A little more light-hearted novelty value can be found in Fredrik Högberg’s Brassbones, a witty twenty minute film featuring Lindberg and a good number of his brass playing friends including the trumpeter Håkan Hardenberger. Authentically shot in the style of a spaghetti western and complete with trombone fights outside the saloon bar, it’s undeniably great fun although some of its more subtle touches might be a little lost on those who are not immediately familiar with the oft whacky world of the brass player. Likewise, Lindberg’s own Bombay Bay Barracuda, a video shot in the style of an "MTV video" and featuring Lindberg along with Jan Sandström is entertaining in a curiously quirky kind of way. The fact that it was commissioned by Swedish television for the 1999 New Year’s Eve Celebrations gives more than a hint of the esteem in which Lindberg is held in his own country.

It is somewhat inevitable given the long list of Lindberg’s friends and collaborators interviewed in the two documentaries, that at times there is a danger of the DVD as a whole coming across as something of a testimony by Lindberg’s own personal fan club. The fact that the danger is avoided is largely down to one common denominator that comes through time and again; namely Lindberg’s incredible energy, single-mindedness and total devotion to his cause.

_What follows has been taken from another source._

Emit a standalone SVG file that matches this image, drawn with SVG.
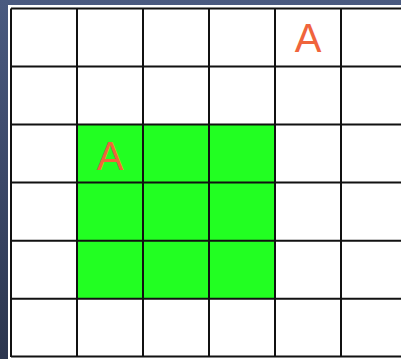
<svg xmlns="http://www.w3.org/2000/svg" width="401" height="359" viewBox="0 0 401 359">
  <defs>
    <linearGradient id="bg" x1="0" y1="0" x2="0" y2="1">
      <stop offset="0" stop-color="#4a5a80"/>
      <stop offset="1" stop-color="#2c3650"/>
    </linearGradient>
    <style>
      .grid line { stroke: #111; stroke-width: 2; }
      .lbl { font-family: "Liberation Sans", Arial, sans-serif; font-size: 40px; fill: #f0643c; text-anchor: middle; }
    </style>
  </defs>
  <rect x="0" y="0" width="401" height="359" fill="url(#bg)"/>
  <rect x="8" y="5" width="393" height="354" fill="#ffffff"/>
  <g id="green-block">
    <rect x="77" y="124.5" width="198" height="174.3" fill="#22ff22"/>
  </g>
  <g class="grid" id="grid">
    <line x1="11" y1="8.5" x2="11" y2="357"/>
    <line x1="77" y1="8.5" x2="77" y2="357"/>
    <line x1="143" y1="8.5" x2="143" y2="357"/>
    <line x1="209" y1="8.5" x2="209" y2="357"/>
    <line x1="275" y1="8.5" x2="275" y2="357"/>
    <line x1="341" y1="8.5" x2="341" y2="357"/>
    <line x1="11" y1="8.5" x2="401" y2="8.5"/>
    <line x1="11" y1="66.5" x2="401" y2="66.5"/>
    <line x1="11" y1="124.5" x2="401" y2="124.5"/>
    <line x1="11" y1="182.5" x2="401" y2="182.5"/>
    <line x1="11" y1="240.7" x2="401" y2="240.7"/>
    <line x1="11" y1="298.7" x2="401" y2="298.7"/>
    <line x1="11" y1="356.5" x2="401" y2="356.5"/>
  </g>
  <g id="label-a1"><text class="lbl" x="308" y="52">A</text></g>
  <g id="label-a2"><text class="lbl" x="110" y="169.5">A</text></g>
</svg>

Having been told repeatedly during the early years of his career that he was wasting his time in trying to achieve acceptance for the trombone as a solo instrument, he went on to prove his many doubters irrefutably wrong, whilst carving a place in history for himself as one of the greatest virtuosos of the instrument ever known.

The signs are that he is already directing that same sense of purpose to his work as composer and conductor. Given what we now know, it would take a brave man to bet against his achieving similar success in these fields in the years to come.